Le second texte du recueil Le mystère du sacrifice ou L’homme est ce qu’il mange — dont une traduction d’Anne-Marie Pin avait déjà paru en 2008 chez Stalker — prend pour point de départ le célèbre aphorisme feuerbachien « Der Mensch ist was der isst. » Feuerbach s’en sert comme prétexte pour développer à nouveau ses thèses sur le rapport entre l’homme et la religion. Comme il le remarque justement, par le sacrifice, l’homme entre en communion avec les dieux, mais cette communion trouve son point de départ à la table, dans la communion du repas, lieu de la socialité : « Les sacrifices sont des repas pris en commun par les dieux et les hommes[15]. »

Toutefois si Dieu, comme l’homme, est ce qu’il mange, sa nourriture doit être le reflet de son essence, comme la nourriture de l’homme est également reflet de l’homme : « Dieu est ce qu’il mange ; il mange l’ambroisie [...] un mets immortel [...] l’homme par contre mange du pain, les fruits de la terre [...] des nourritures mortelles[16]. » La créature terrestre se nourrit des fruits de la terre alors que le créateur céleste se nourrit des fumées, des odeurs des bêtes immolées en sacrifice à son autel.
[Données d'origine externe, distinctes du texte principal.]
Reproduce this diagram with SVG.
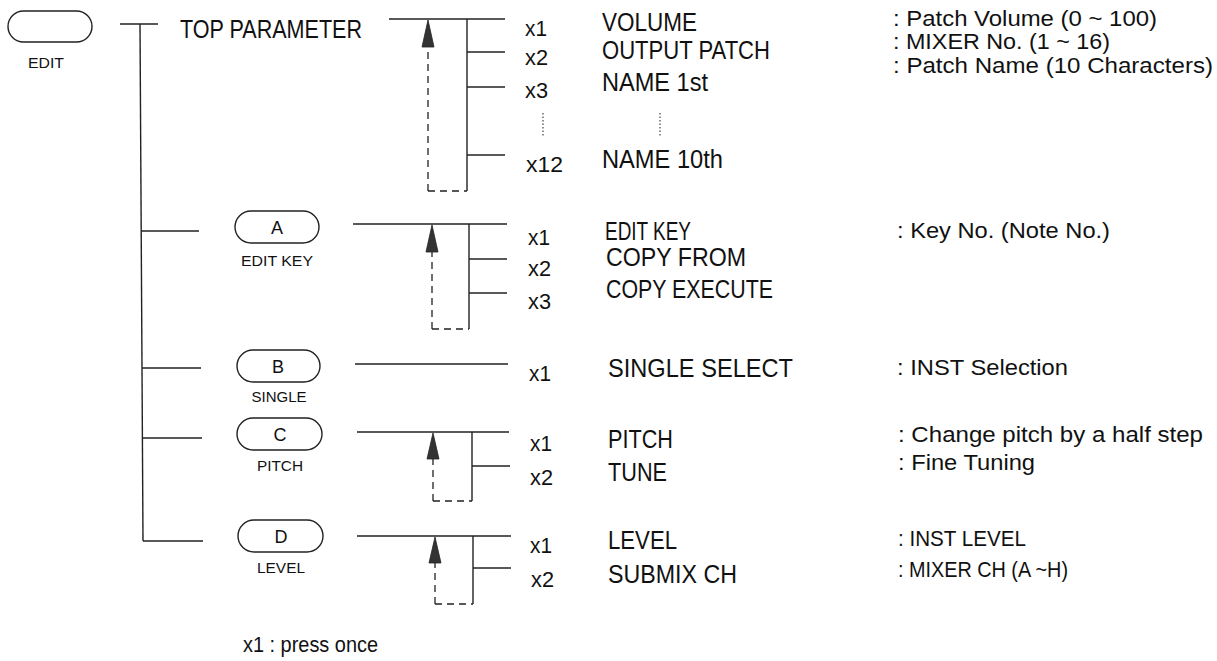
<svg xmlns="http://www.w3.org/2000/svg" width="1217" height="661" viewBox="0 0 1217 661">
<defs>
<style>
.ln{stroke:#222;stroke-width:1.4;fill:none}
.dl{stroke:#222;stroke-width:1.3;fill:none;stroke-dasharray:7 5}
.dot{stroke:#444;stroke-width:1.2;fill:none;stroke-dasharray:1.5 2}
.pill{stroke:#222;stroke-width:1.4;fill:#fff}
.ah{fill:#333;stroke:#222;stroke-width:0.8}
.t{font-family:"Liberation Sans Narrow","Liberation Sans",Arial,sans-serif;fill:#111}
.nm{font-size:25px}
.xl{font-size:22px}
.ds{font-size:22px}
.bl{font-size:18px;text-anchor:middle}
.sl{font-size:15px;text-anchor:middle}
</style>
</defs>
<rect width="1217" height="661" fill="#fff"/>

<g id="connectors">
<line class="ln" x1="120" y1="24" x2="158" y2="24"/>
<line class="ln" x1="140" y1="24" x2="143" y2="541"/>
<line class="ln" x1="141" y1="231" x2="199" y2="231"/>
<line class="ln" x1="142" y1="368" x2="201" y2="368"/>
<line class="ln" x1="142" y1="438" x2="202" y2="438"/>
<line class="ln" x1="143" y1="541" x2="203" y2="541"/>
<line class="ln" x1="389" y1="19" x2="505" y2="19"/>
<line class="ln" x1="467" y1="19" x2="467" y2="191"/>
<line class="ln" x1="467" y1="52" x2="505" y2="52"/>
<line class="ln" x1="467" y1="87" x2="505" y2="87"/>
<line class="ln" x1="467" y1="155" x2="505" y2="155"/>
<line class="dl" x1="428" y1="191" x2="428" y2="46"/>
<line class="dl" x1="428" y1="191" x2="467" y2="191"/>
<polygon class="ah" points="428,20 422,47 434,47"/>
<line class="dot" x1="543" y1="113" x2="543" y2="137"/>
<line class="dot" x1="660" y1="113" x2="660" y2="137"/>
<line class="ln" x1="353" y1="224" x2="507" y2="224"/>
<line class="ln" x1="469" y1="224" x2="469" y2="329"/>
<line class="ln" x1="469" y1="259" x2="507" y2="259"/>
<line class="ln" x1="469" y1="293" x2="507" y2="293"/>
<line class="dl" x1="432" y1="329" x2="432" y2="251"/>
<line class="dl" x1="432" y1="329" x2="469" y2="329"/>
<polygon class="ah" points="432,225 426,252 438,252"/>
<line class="ln" x1="355" y1="364" x2="508" y2="364"/>
<line class="ln" x1="357" y1="432" x2="509" y2="432"/>
<line class="ln" x1="472" y1="432" x2="472" y2="501"/>
<line class="ln" x1="472" y1="466" x2="510" y2="466"/>
<line class="dl" x1="433" y1="501" x2="433" y2="458"/>
<line class="dl" x1="433" y1="501" x2="472" y2="501"/>
<polygon class="ah" points="433,433 427,459 439,459"/>
<line class="ln" x1="357" y1="536" x2="511" y2="536"/>
<line class="ln" x1="473" y1="536" x2="473" y2="604"/>
<line class="ln" x1="473" y1="568" x2="511" y2="568"/>
<line class="dl" x1="435" y1="604" x2="435" y2="561"/>
<line class="dl" x1="435" y1="604" x2="473" y2="604"/>
<polygon class="ah" points="435,537 429,563 441,563"/>
</g>

<g id="edit">
<rect class="pill" x="8" y="11" width="84" height="31" rx="15.5"/>
<text class="t sl" x="46" y="68" textLength="36" lengthAdjust="spacingAndGlyphs">EDIT</text>
</g>

<g id="top-parameter">
<text class="t" x="180" y="38" font-size="26" textLength="182" lengthAdjust="spacingAndGlyphs">TOP PARAMETER</text>
<text class="t xl" x="525" y="36" textLength="22" lengthAdjust="spacingAndGlyphs">x1</text>
<text class="t nm" x="602" y="31" textLength="95" lengthAdjust="spacingAndGlyphs">VOLUME</text>
<text class="t ds" x="893" y="26" textLength="264" lengthAdjust="spacingAndGlyphs">: Patch Volume (0 ~ 100)</text>
<text class="t xl" x="525" y="65" textLength="23" lengthAdjust="spacingAndGlyphs">x2</text>
<text class="t nm" x="602" y="59" textLength="168" lengthAdjust="spacingAndGlyphs">OUTPUT PATCH</text>
<text class="t ds" x="893" y="49" textLength="217" lengthAdjust="spacingAndGlyphs">: MIXER No. (1 ~ 16)</text>
<text class="t xl" x="525" y="98" textLength="23" lengthAdjust="spacingAndGlyphs">x3</text>
<text class="t nm" x="602" y="91" textLength="106" lengthAdjust="spacingAndGlyphs">NAME 1st</text>
<text class="t ds" x="893" y="73" textLength="320" lengthAdjust="spacingAndGlyphs">: Patch Name (10 Characters)</text>
<text class="t xl" x="526" y="172" textLength="37" lengthAdjust="spacingAndGlyphs">x12</text>
<text class="t nm" x="602" y="168" textLength="121" lengthAdjust="spacingAndGlyphs">NAME 10th</text>
</g>

<g id="edit-key">
<rect class="pill" x="235" y="211" width="84" height="32" rx="16"/>
<text class="t bl" x="277" y="234">A</text>
<text class="t sl" x="277" y="266" textLength="72" lengthAdjust="spacingAndGlyphs">EDIT KEY</text>
<text class="t xl" x="528" y="245" textLength="22" lengthAdjust="spacingAndGlyphs">x1</text>
<text class="t nm" x="605" y="240" textLength="86" lengthAdjust="spacingAndGlyphs">EDIT KEY</text>
<text class="t ds" x="897" y="238" textLength="213" lengthAdjust="spacingAndGlyphs">: Key No. (Note No.)</text>
<text class="t xl" x="528" y="276" textLength="23" lengthAdjust="spacingAndGlyphs">x2</text>
<text class="t nm" x="606" y="266" textLength="140" lengthAdjust="spacingAndGlyphs">COPY FROM</text>
<text class="t xl" x="528" y="309" textLength="23" lengthAdjust="spacingAndGlyphs">x3</text>
<text class="t nm" x="606" y="298" textLength="167" lengthAdjust="spacingAndGlyphs">COPY EXECUTE</text>
</g>

<g id="single">
<rect class="pill" x="237" y="350" width="83" height="32" rx="16"/>
<text class="t bl" x="278" y="373">B</text>
<text class="t sl" x="279" y="402" textLength="55" lengthAdjust="spacingAndGlyphs">SINGLE</text>
<text class="t xl" x="529" y="381" textLength="22" lengthAdjust="spacingAndGlyphs">x1</text>
<text class="t nm" x="608" y="377" textLength="185" lengthAdjust="spacingAndGlyphs">SINGLE SELECT</text>
<text class="t ds" x="897" y="375" textLength="171" lengthAdjust="spacingAndGlyphs">: INST Selection</text>
</g>

<g id="pitch">
<rect class="pill" x="237" y="418" width="85" height="32" rx="16"/>
<text class="t bl" x="280" y="441">C</text>
<text class="t sl" x="280" y="471" textLength="46" lengthAdjust="spacingAndGlyphs">PITCH</text>
<text class="t xl" x="530" y="451" textLength="22" lengthAdjust="spacingAndGlyphs">x1</text>
<text class="t nm" x="608" y="448" textLength="65" lengthAdjust="spacingAndGlyphs">PITCH</text>
<text class="t ds" x="898" y="442" textLength="305" lengthAdjust="spacingAndGlyphs">: Change pitch by a half step</text>
<text class="t xl" x="530" y="485" textLength="23" lengthAdjust="spacingAndGlyphs">x2</text>
<text class="t nm" x="608" y="481" textLength="59" lengthAdjust="spacingAndGlyphs">TUNE</text>
<text class="t ds" x="898" y="470" textLength="137" lengthAdjust="spacingAndGlyphs">: Fine Tuning</text>
</g>

<g id="level">
<rect class="pill" x="238" y="520" width="85" height="32" rx="16"/>
<text class="t bl" x="281" y="543">D</text>
<text class="t sl" x="281" y="573" textLength="48" lengthAdjust="spacingAndGlyphs">LEVEL</text>
<text class="t xl" x="530" y="553" textLength="22" lengthAdjust="spacingAndGlyphs">x1</text>
<text class="t nm" x="608" y="549" textLength="69" lengthAdjust="spacingAndGlyphs">LEVEL</text>
<text class="t ds" x="898" y="546" textLength="128" lengthAdjust="spacingAndGlyphs">: INST LEVEL</text>
<text class="t xl" x="531" y="587" textLength="23" lengthAdjust="spacingAndGlyphs">x2</text>
<text class="t nm" x="608" y="583" textLength="129" lengthAdjust="spacingAndGlyphs">SUBMIX CH</text>
<text class="t ds" x="898" y="577" textLength="170" lengthAdjust="spacingAndGlyphs">: MIXER CH (A ~H)</text>
</g>

<g id="legend">
<text class="t" x="243" y="652" font-size="22" textLength="135" lengthAdjust="spacingAndGlyphs">x1  : press once</text>
</g>
</svg>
On retrouve ici la manifestation de l’aliénation religieuse, explicitée à partir du sacrifice : l’homme pose ses propres pratiques, sa propre essence — celle d’un être vivant devant se nourrir — dans l’au-delà divin sans toutefois y poser ses limites. Ainsi, la satisfaction gastronomique prend chez l’homme un tour tragique lorsqu’il s’exprime comme manque, pour le misérable tiraillé par la faim. On retrouve alors dans la nutrition des dieux une nouvelle figure du mouvement que Feuerbach exposait dans son Essence du christianisme. Les dieux ne connaissent que le plaisir de la chair sans jamais connaître la faim.
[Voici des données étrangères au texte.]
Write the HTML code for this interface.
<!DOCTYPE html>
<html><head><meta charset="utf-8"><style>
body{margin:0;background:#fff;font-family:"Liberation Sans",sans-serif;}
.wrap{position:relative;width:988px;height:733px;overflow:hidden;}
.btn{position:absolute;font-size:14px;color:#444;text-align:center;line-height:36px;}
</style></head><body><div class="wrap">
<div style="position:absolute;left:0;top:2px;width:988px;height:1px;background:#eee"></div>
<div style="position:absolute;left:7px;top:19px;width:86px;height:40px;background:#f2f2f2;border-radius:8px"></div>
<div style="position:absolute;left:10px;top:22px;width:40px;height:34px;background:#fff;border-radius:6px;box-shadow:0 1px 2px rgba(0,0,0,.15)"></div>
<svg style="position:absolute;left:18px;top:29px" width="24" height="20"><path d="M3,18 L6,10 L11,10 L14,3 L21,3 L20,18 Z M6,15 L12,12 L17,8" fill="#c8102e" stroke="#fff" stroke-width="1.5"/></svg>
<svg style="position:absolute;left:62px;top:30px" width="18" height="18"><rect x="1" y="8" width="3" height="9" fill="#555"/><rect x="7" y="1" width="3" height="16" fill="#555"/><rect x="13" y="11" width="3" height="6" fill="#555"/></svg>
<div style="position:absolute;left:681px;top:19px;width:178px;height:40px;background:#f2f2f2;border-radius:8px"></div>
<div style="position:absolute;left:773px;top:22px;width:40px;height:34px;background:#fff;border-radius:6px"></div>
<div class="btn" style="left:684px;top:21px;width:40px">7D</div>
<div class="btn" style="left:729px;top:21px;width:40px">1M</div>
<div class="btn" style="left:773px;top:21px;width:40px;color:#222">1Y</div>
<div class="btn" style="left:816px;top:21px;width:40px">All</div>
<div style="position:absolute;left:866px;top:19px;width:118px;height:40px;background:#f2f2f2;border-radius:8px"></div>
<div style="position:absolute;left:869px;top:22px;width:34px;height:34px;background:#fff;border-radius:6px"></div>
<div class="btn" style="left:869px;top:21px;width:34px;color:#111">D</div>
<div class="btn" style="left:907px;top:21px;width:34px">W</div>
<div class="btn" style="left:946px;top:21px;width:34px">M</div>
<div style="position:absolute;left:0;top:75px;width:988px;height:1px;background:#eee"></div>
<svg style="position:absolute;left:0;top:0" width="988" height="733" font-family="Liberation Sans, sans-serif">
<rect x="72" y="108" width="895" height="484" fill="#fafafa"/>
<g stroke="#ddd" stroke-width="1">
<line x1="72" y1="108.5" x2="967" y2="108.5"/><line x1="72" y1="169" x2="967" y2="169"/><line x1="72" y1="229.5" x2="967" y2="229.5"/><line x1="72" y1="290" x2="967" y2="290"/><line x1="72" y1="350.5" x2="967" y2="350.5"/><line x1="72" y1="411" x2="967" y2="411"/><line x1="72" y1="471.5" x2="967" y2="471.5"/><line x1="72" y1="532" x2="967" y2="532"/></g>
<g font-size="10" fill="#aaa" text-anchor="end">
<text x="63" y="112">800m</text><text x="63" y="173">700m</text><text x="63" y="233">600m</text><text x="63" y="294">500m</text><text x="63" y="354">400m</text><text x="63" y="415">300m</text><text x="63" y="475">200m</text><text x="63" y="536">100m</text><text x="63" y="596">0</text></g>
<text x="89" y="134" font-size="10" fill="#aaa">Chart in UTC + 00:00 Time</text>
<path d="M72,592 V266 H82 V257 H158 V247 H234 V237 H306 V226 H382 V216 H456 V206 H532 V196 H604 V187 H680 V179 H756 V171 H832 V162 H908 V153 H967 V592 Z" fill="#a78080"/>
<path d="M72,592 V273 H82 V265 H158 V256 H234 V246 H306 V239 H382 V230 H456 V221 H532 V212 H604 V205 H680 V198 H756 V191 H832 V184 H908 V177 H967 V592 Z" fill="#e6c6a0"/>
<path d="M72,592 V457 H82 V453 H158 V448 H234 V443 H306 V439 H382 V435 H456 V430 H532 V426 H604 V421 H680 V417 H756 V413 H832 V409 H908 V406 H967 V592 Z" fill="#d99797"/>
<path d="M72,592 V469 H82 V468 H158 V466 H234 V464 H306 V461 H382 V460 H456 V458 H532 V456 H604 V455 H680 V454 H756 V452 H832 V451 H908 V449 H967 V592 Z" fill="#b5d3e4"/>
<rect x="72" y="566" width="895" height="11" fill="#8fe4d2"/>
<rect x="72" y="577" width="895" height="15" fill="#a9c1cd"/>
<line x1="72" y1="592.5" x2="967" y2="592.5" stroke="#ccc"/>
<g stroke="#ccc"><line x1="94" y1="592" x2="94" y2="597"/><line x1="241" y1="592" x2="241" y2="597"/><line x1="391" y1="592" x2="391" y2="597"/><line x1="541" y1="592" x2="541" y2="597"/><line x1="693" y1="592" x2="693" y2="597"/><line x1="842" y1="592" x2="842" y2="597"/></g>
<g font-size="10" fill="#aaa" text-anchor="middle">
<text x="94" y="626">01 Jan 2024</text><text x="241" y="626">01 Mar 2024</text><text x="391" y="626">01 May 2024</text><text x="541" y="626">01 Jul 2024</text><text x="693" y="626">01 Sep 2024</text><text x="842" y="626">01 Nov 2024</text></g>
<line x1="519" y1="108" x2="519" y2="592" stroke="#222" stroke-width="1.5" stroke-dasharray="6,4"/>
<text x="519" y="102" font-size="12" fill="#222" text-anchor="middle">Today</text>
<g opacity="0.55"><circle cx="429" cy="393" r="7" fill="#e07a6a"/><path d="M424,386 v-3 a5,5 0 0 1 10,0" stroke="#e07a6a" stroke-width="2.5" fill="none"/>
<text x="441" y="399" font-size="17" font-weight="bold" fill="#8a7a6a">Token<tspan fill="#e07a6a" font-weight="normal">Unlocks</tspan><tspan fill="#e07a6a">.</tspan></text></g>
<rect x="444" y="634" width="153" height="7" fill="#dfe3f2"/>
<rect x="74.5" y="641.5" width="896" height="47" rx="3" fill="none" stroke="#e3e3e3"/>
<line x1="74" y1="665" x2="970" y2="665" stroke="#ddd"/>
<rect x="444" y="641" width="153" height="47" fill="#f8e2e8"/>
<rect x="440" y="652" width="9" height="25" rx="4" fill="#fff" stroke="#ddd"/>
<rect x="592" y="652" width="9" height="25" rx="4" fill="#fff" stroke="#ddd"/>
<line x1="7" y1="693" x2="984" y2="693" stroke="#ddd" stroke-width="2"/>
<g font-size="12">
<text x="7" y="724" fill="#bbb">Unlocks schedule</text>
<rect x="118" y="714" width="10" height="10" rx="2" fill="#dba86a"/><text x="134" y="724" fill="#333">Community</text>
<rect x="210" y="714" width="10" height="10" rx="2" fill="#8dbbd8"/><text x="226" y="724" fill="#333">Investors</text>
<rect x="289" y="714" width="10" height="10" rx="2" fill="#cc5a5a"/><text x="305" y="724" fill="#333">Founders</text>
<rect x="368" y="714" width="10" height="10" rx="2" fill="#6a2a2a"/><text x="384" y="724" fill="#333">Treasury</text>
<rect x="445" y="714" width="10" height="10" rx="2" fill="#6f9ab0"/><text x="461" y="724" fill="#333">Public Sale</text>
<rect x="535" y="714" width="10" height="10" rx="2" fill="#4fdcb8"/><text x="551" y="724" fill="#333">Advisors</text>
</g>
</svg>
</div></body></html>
Bien qu’elles n’aient pas la fougue des textes de jeunesse (1830-1845), les nouvelles traductions d’Anne-Marie Pin offrent au lecteur francophone l’occasion d’apprécier les développements de la pensée de Feuerbach qui s’inscrit de plus en plus dans le primat de la réalité sensible et naturelle, tout en opposant à la morale du devoir ou de l’utilité — autrement dit la morale chrétienne ou bourgeoise — la nécessité de tirer des leçons de la sagesse des Anciens.